Case 2: Repeated Linear Factors: If a linear factor is repeated, say (x - a)ⁿ, we need n partial fractions with numerators that are constants, but denominators are (x - a), (x - a)², ..., (x - a)ⁿ. For example, (2x + 1) / (x - 1)² would decompose as A/(x - 1) + B/(x - 1)².
Case 3: Irreducible Quadratic Factors: If the denominator contains an irreducible quadratic factor (ax² + bx + c), the corresponding partial fraction will have a linear numerator (Cx + D) in the form (Cx + D) / (ax² + bx + c).
3. Finding the Constants: The Method of Equating Coefficients
Once we have established the structure of the partial fractions, we need to determine the values of the constants (A, B, C, D, etc.). The most common method is the method of equating coefficients. This involves:
1. Combining the partial fractions: Add the partial fractions together, expressing them with a common denominator.
2. Equating numerators: Since the original fraction and the sum of partial fractions are equivalent, their numerators must be equal.
3. Solving for the constants: Equate the coefficients of corresponding powers of x. This results in a system of linear equations that can be solved simultaneously to find the values of the unknown constants.
4. Example: Decomposing a Fraction with a Quadratic Factor
Let's decompose (x² + 2x + 3) / (x²(x + 1)). The denominator has one repeated linear factor (x) and one distinct linear factor (x + 1).

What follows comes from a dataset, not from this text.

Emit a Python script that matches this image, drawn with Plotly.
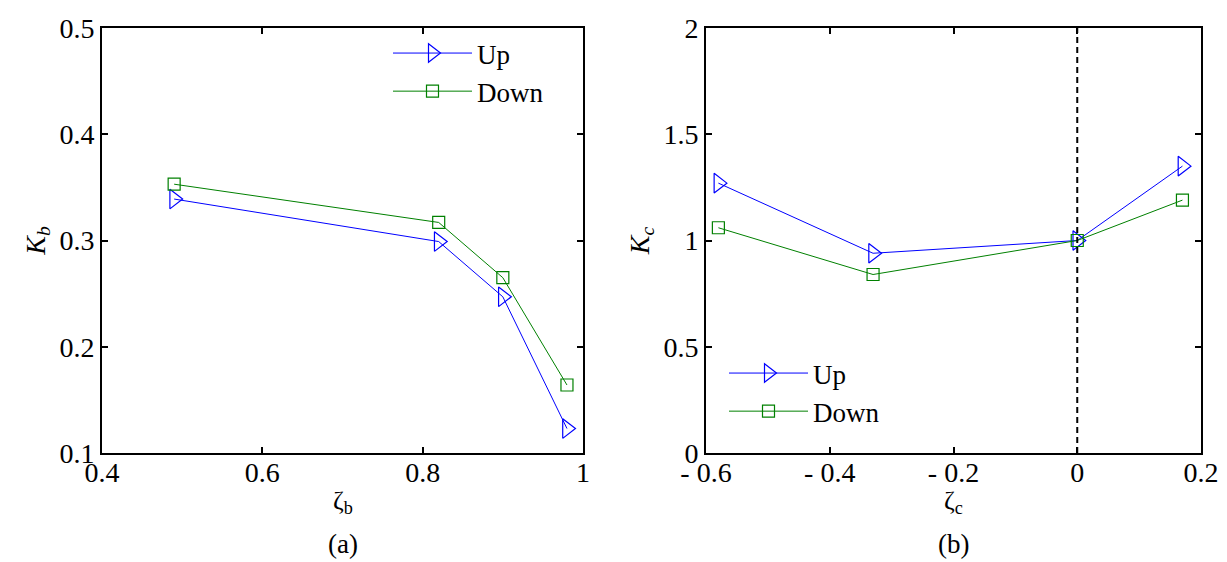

The decomposition will take the form:
A/x + B/x² + C/(x + 1)
Following the steps:
1. Combine: (A/x + B/x² + C/(x+1)) = (Ax(x+1) + B(x+1) + Cx²)/[x²(x+1)]
2. Equate numerators: Ax(x+1) + B(x+1) + Cx² = x² + 2x + 3
3. Equate coefficients: Expanding and comparing coefficients of x², x, and the constant term, we get the following system of equations:
A + C = 1
A + B = 2
B = 3
Solving this system gives A = -1, B = 3, C = 2.
Therefore, the decomposition is: -1/x + 3/x² + 2/(x + 1)
5. Key Insights and Takeaways
Partial fraction decomposition simplifies complex rational expressions, making them easier to manipulate algebraically and integrate. Mastering this technique requires a thorough understanding of polynomial factorization and solving systems of linear equations. Practice is key to improving your proficiency.
FAQs
1. What if the degree of the numerator is greater than or equal to the degree of the denominator? You must perform polynomial long division first to reduce the fraction to a polynomial plus a proper rational expression (where the numerator's degree is less than the denominator's).
2. Can I use other methods to find the constants besides equating coefficients? Yes, you can use convenient substitutions (substituting values of x that make certain factors zero) to simplify the process.
3. How do I handle repeated irreducible quadratic factors? Similar to repeated linear factors, you will need a partial fraction for each power of the quadratic factor, each with a linear numerator.
4. What are the applications of partial fraction decomposition? It is essential in calculus (integration), solving differential equations, and analyzing control systems.
5. Are there online tools or calculators to help with partial fraction decomposition? Yes, many online calculators and software packages can perform this task. However, understanding the underlying process is crucial for effective problem-solving.
Note: Conversion is based on the latest values and formulas.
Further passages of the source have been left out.